━━━ MATERIAL PROVIDED ━━━

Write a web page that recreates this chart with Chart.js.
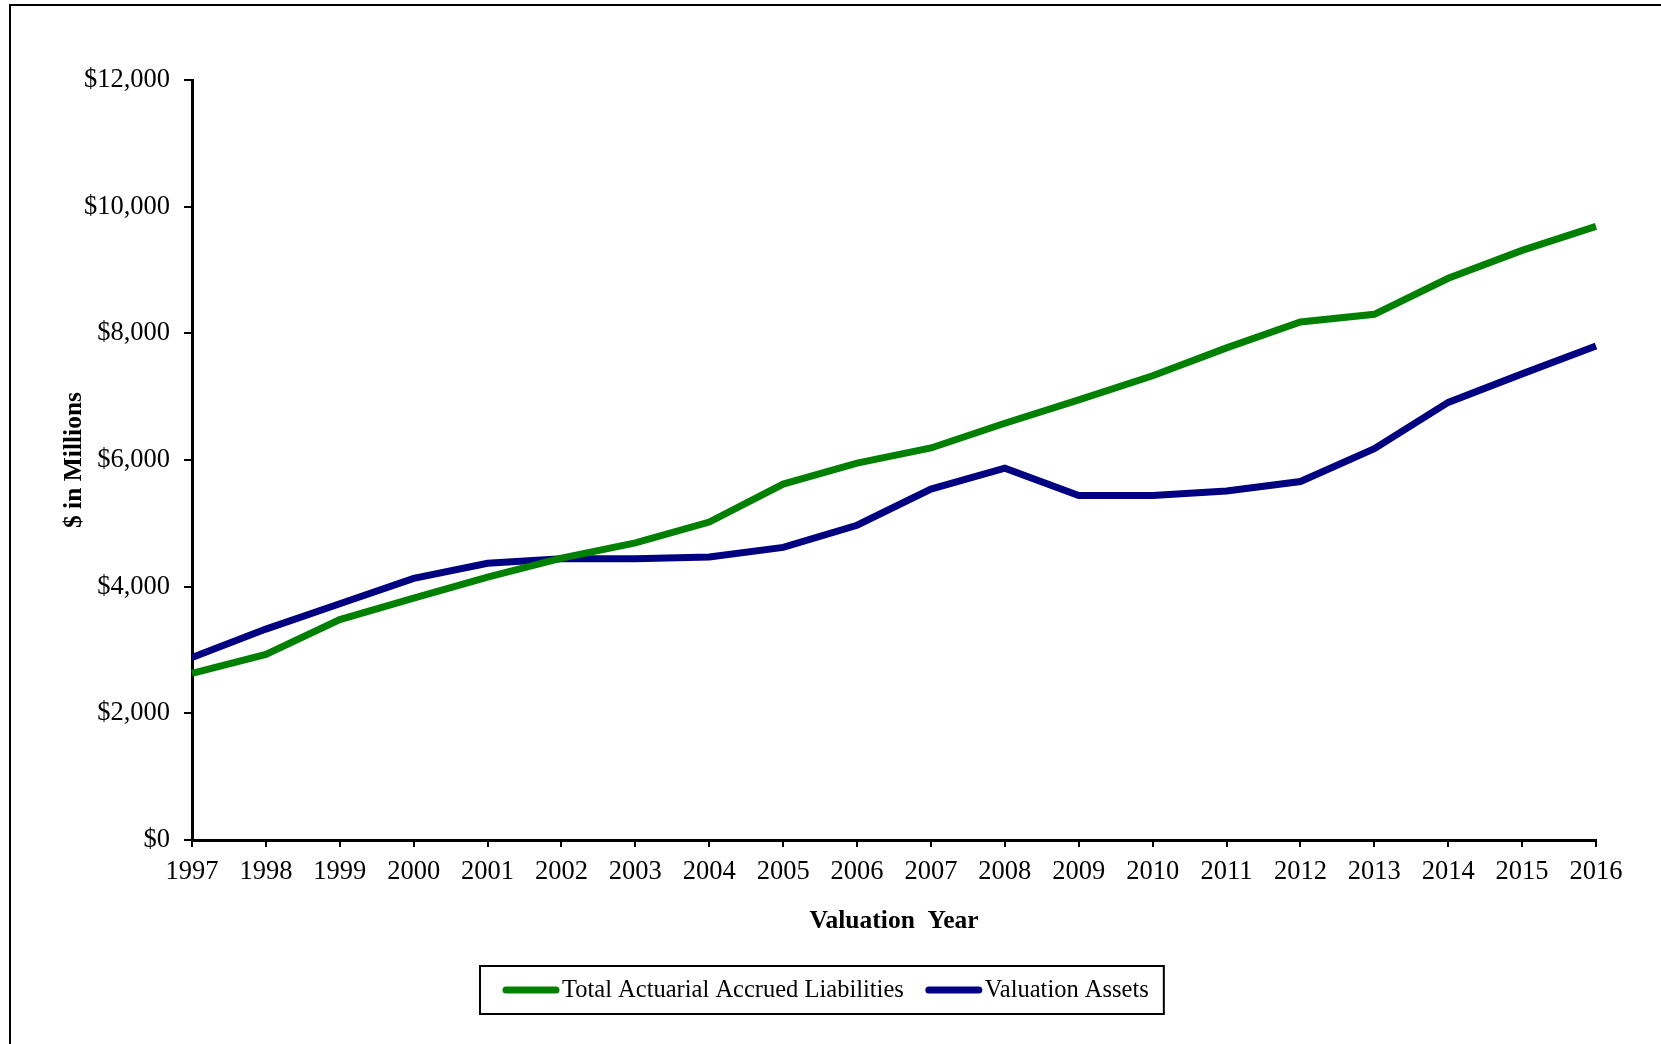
<!DOCTYPE html>
<html>
<head>
<meta charset="utf-8">
<script src="https://cdn.jsdelivr.net/npm/chart.js@4"></script>
<style>
  html, body { margin: 0; padding: 0; background: #fff; }
  #wrap { width: 1661px; height: 1044px; position: relative; }
</style>
</head>
<body>
<div id="wrap"><canvas id="chart" width="1661" height="1044"></canvas></div>
<script>
// --- Data ---
const years = ['1997', '1998', '1999', '2000', '2001', '2002', '2003', '2004', '2005', '2006',
  '2007', '2008', '2009', '2010', '2011', '2012', '2013', '2014', '2015', '2016'];
const liabilities = [2630, 2930, 3480, 3820, 4150, 4450, 4690, 5020, 5620, 5950,
  6190, 6580, 6950, 7330, 7770, 8180, 8300, 8870, 9310, 9690];
const assets = [2880, 3330, 3730, 4130, 4370, 4440, 4440, 4470, 4620, 4970,
  5540, 5870, 5440, 5440, 5510, 5660, 6180, 6910, 7360, 7800];
const yTicks = [0, 2000, 4000, 6000, 8000, 10000, 12000];

const serif = "'Liberation Serif', 'Times New Roman', serif";
const green = '#008000';
const navy = '#000080';

// white page + the outer frame (only top and left edges are visible)
const frame = {
  id: 'frame',
  beforeDraw(chart) {
    const ctx = chart.ctx;
    ctx.save();
    ctx.fillStyle = '#fff';
    ctx.fillRect(0, 0, chart.width, chart.height);
    ctx.strokeStyle = '#000';
    ctx.lineWidth = 2;
    ctx.beginPath();
    ctx.moveTo(chart.width, 5);
    ctx.lineTo(10, 5);
    ctx.lineTo(10, chart.height);
    ctx.stroke();
    ctx.restore();
  }
};

// boxed legend under the axis title
const boxedLegend = {
  id: 'boxedLegend',
  afterDraw(chart) {
    const ctx = chart.ctx;
    ctx.save();
    ctx.font = '24.5px ' + serif;
    const sample = 56, gap = 3, itemGap = 22, padL = 23, padR = 15;
    const items = chart.data.datasets.map(ds => ({
      label: ds.label,
      color: ds.borderColor,
      w: sample + gap + ctx.measureText(ds.label).width
    }));
    const inner = items.reduce((s, it) => s + it.w, 0) + itemGap * (items.length - 1);
    const boxW = inner + padL + padR;
    const boxH = 48;
    const left = 480, top = 966;
    ctx.strokeStyle = '#000';
    ctx.lineWidth = 2;
    ctx.strokeRect(left, top, boxW, boxH);
    let x = left + padL;
    const y = top + boxH / 2;
    items.forEach(it => {
      ctx.strokeStyle = it.color;
      ctx.lineWidth = 7;
      ctx.lineCap = 'round';
      ctx.beginPath();
      ctx.moveTo(x + 3, y);
      ctx.lineTo(x + sample - 3, y);
      ctx.stroke();
      ctx.fillStyle = '#000';
      ctx.textBaseline = 'middle';
      ctx.fillText(it.label, x + sample + gap, y + 1);
      x += it.w + itemGap;
    });
    ctx.restore();
  }
};

new Chart(document.getElementById('chart'), {
  type: 'line',
  data: {
    labels: years,
    datasets: [
      {
        label: 'Total Actuarial Accrued Liabilities',
        data: liabilities,
        borderColor: green,
        backgroundColor: green,
        borderWidth: 7,
        pointRadius: 0,
        tension: 0
      },
      {
        label: 'Valuation Assets',
        data: assets,
        borderColor: navy,
        backgroundColor: navy,
        borderWidth: 7,
        pointRadius: 0,
        tension: 0
      }
    ]
  },
  options: {
    responsive: false,
    animation: false,
    devicePixelRatio: 1,
    layout: { padding: { top: 80, left: 0, right: 65, bottom: 94 } },
    plugins: {
      legend: { display: false },
      tooltip: { enabled: false }
    },
    scales: {
      x: {
        offset: false,
        afterFit: scale => { scale.height = 110; },
        grid: { drawOnChartArea: false, drawTicks: true, tickLength: 7, color: '#000', lineWidth: 2 },
        border: { display: true, color: '#000', width: 3 },
        ticks: {
          color: '#000',
          font: { family: serif, size: 26.5 },
          padding: 9,
          maxRotation: 0,
          autoSkip: false
        },
        title: {
          display: true,
          text: 'Valuation  Year',
          color: '#000',
          font: { family: serif, size: 25.5, weight: 'bold' },
          padding: { top: 0, bottom: 13 }
        }
      },
      y: {
        min: 0,
        max: 12000,
        afterFit: scale => { scale.width = 192; },
        afterBuildTicks: scale => { scale.ticks = yTicks.map(v => ({ value: v })); },
        grid: { drawOnChartArea: false, drawTicks: true, tickLength: 8, color: '#000', lineWidth: 2 },
        border: { display: true, color: '#000', width: 3 },
        ticks: {
          color: '#000',
          font: { family: serif, size: 26.5 },
          padding: 14,
          callback: v => '$' + v.toLocaleString('en-US')
        },
        title: {
          display: true,
          text: '$ in Millions',
          color: '#000',
          font: { family: serif, size: 25.5, weight: 'bold' },
          padding: { top: 59, bottom: 0 }
        }
      }
    }
  },
  plugins: [frame, boxedLegend]
});
</script>
</body>
</html>
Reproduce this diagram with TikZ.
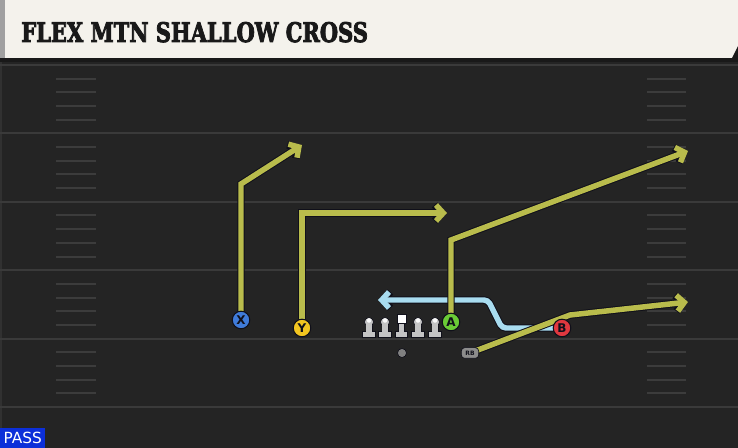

━━━

**TASK TO COMPLETE**: From the entries above, output every line exactly and omit any image.

**WORKED ANSWER**:
Write a web page that recreates this chart with Chart.js.
<!DOCTYPE html>
<html>
<head>
<meta charset="utf-8">
<script src="https://cdn.jsdelivr.net/npm/chart.js@4"></script>
<style>
  html, body { margin: 0; padding: 0; background: #fff; }
  #wrap { width: 1661px; height: 1044px; position: relative; }
</style>
</head>
<body>
<div id="wrap"><canvas id="chart" width="1661" height="1044"></canvas></div>
<script>
// --- Data ---
const years = ['1997', '1998', '1999', '2000', '2001', '2002', '2003', '2004', '2005', '2006',
  '2007', '2008', '2009', '2010', '2011', '2012', '2013', '2014', '2015', '2016'];
const liabilities = [2630, 2930, 3480, 3820, 4150, 4450, 4690, 5020, 5620, 5950,
  6190, 6580, 6950, 7330, 7770, 8180, 8300, 8870, 9310, 9690];
const assets = [2880, 3330, 3730, 4130, 4370, 4440, 4440, 4470, 4620, 4970,
  5540, 5870, 5440, 5440, 5510, 5660, 6180, 6910, 7360, 7800];
const yTicks = [0, 2000, 4000, 6000, 8000, 10000, 12000];

const serif = "'Liberation Serif', 'Times New Roman', serif";
const green = '#008000';
const navy = '#000080';

// white page + the outer frame (only top and left edges are visible)
const frame = {
  id: 'frame',
  beforeDraw(chart) {
    const ctx = chart.ctx;
    ctx.save();
    ctx.fillStyle = '#fff';
    ctx.fillRect(0, 0, chart.width, chart.height);
    ctx.strokeStyle = '#000';
    ctx.lineWidth = 2;
    ctx.beginPath();
    ctx.moveTo(chart.width, 5);
    ctx.lineTo(10, 5);
    ctx.lineTo(10, chart.height);
    ctx.stroke();
    ctx.restore();
  }
};

// boxed legend under the axis title
const boxedLegend = {
  id: 'boxedLegend',
  afterDraw(chart) {
    const ctx = chart.ctx;
    ctx.save();
    ctx.font = '24.5px ' + serif;
    const sample = 56, gap = 3, itemGap = 22, padL = 23, padR = 15;
    const items = chart.data.datasets.map(ds => ({
      label: ds.label,
      color: ds.borderColor,
      w: sample + gap + ctx.measureText(ds.label).width
    }));
    const inner = items.reduce((s, it) => s + it.w, 0) + itemGap * (items.length - 1);
    const boxW = inner + padL + padR;
    const boxH = 48;
    const left = 480, top = 966;
    ctx.strokeStyle = '#000';
    ctx.lineWidth = 2;
    ctx.strokeRect(left, top, boxW, boxH);
    let x = left + padL;
    const y = top + boxH / 2;
    items.forEach(it => {
      ctx.strokeStyle = it.color;
      ctx.lineWidth = 7;
      ctx.lineCap = 'round';
      ctx.beginPath();
      ctx.moveTo(x + 3, y);
      ctx.lineTo(x + sample - 3, y);
      ctx.stroke();
      ctx.fillStyle = '#000';
      ctx.textBaseline = 'middle';
      ctx.fillText(it.label, x + sample + gap, y + 1);
      x += it.w + itemGap;
    });
    ctx.restore();
  }
};

new Chart(document.getElementById('chart'), {
  type: 'line',
  data: {
    labels: years,
    datasets: [
      {
        label: 'Total Actuarial Accrued Liabilities',
        data: liabilities,
        borderColor: green,
        backgroundColor: green,
        borderWidth: 7,
        pointRadius: 0,
        tension: 0
      },
      {
        label: 'Valuation Assets',
        data: assets,
        borderColor: navy,
        backgroundColor: navy,
        borderWidth: 7,
        pointRadius: 0,
        tension: 0
      }
    ]
  },
  options: {
    responsive: false,
    animation: false,
    devicePixelRatio: 1,
    layout: { padding: { top: 80, left: 0, right: 65, bottom: 94 } },
    plugins: {
      legend: { display: false },
      tooltip: { enabled: false }
    },
    scales: {
      x: {
        offset: false,
        afterFit: scale => { scale.height = 110; },
        grid: { drawOnChartArea: false, drawTicks: true, tickLength: 7, color: '#000', lineWidth: 2 },
        border: { display: true, color: '#000', width: 3 },
        ticks: {
          color: '#000',
          font: { family: serif, size: 26.5 },
          padding: 9,
          maxRotation: 0,
          autoSkip: false
        },
        title: {
          display: true,
          text: 'Valuation  Year',
          color: '#000',
          font: { family: serif, size: 25.5, weight: 'bold' },
          padding: { top: 0, bottom: 13 }
        }
      },
      y: {
        min: 0,
        max: 12000,
        afterFit: scale => { scale.width = 192; },
        afterBuildTicks: scale => { scale.ticks = yTicks.map(v => ({ value: v })); },
        grid: { drawOnChartArea: false, drawTicks: true, tickLength: 8, color: '#000', lineWidth: 2 },
        border: { display: true, color: '#000', width: 3 },
        ticks: {
          color: '#000',
          font: { family: serif, size: 26.5 },
          padding: 14,
          callback: v => '$' + v.toLocaleString('en-US')
        },
        title: {
          display: true,
          text: '$ in Millions',
          color: '#000',
          font: { family: serif, size: 25.5, weight: 'bold' },
          padding: { top: 59, bottom: 0 }
        }
      }
    }
  },
  plugins: [frame, boxedLegend]
});
</script>
</body>
</html>
Reproduce this diagram with TikZ.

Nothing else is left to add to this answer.